C. J. Non, car cette commission remplacera la Commission d'examen des pratiques commerciales et l'Observatoire du commerce, deux instances qui existent déjà. Je veux inscrire cette loi dans la durée et il est nécessaire d'observer comment évoluent les prix, le référencement des PME, mais aussi l'emploi car je veux savoir s'il diminue ou s'il augmente dans la distribution et chez ses fournisseurs. La Commission sera donc ouverte à la DGCCRF, mais aussi à la Direction du Travail et de l'Emploi, aux associations de consommateurs, aux représentants des PME, de la grande distribution.
LSA : Que prévoyez-vous concernant les accords de gamme ?
C.J. C'est un point important du projet de réforme, je veux éviter les situations de monopole dans les linéaires, les accords de gamme abusifs. Mais il n'est pas question de les interdire, ils sont utiles pour préserver l'innovation, quand un industriel propose une remise sur une référence en contrepartie du lancement d'un produit nouveau, par exemple. Les PME elles-mêmes les utilisent, et je ne rentrerai pas dans la chasse aux grandes marques, car elles ont aussi leur rôle à jouer.
LSA : Que devient le volet concernant l'urbanisme commercial et la modernisation des magasins ?
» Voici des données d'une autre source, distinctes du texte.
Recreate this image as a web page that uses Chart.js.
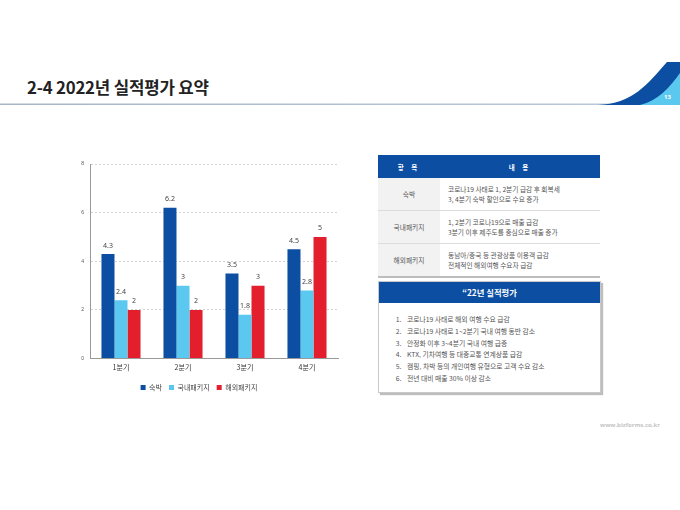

C.J. Nous ne voulions pas complexifier un projet déjà très riche. Le sénateur Fouché, qui a réalisé à ma demande un rapport sur la question, déposera donc une proposition de loi avant l'été. Cela dit, je pense que les Cdec fonctionnent bien, mais qu'on peut simplifier certaines choses comme la nécessité de renouveler, à chaque demande, les études d'impact. Cela multiplie inutilement les possibilités de recours. (De même, je reste très prudent sur l'excès de réglementation concernant la fixation hypothétique d'un seuil maximum de 25 % de parts de marché à ne pas dépasser lors de l'implantation d'un nouveau magasin). Il faut tenir compte de l'histoire locale des enseignes quand on examine la notion de marché pertinent localement. Auchan, dans le Nord, et Leclerc dans le Finistère ont une légitimité dans leurs bassins de vie respectifs.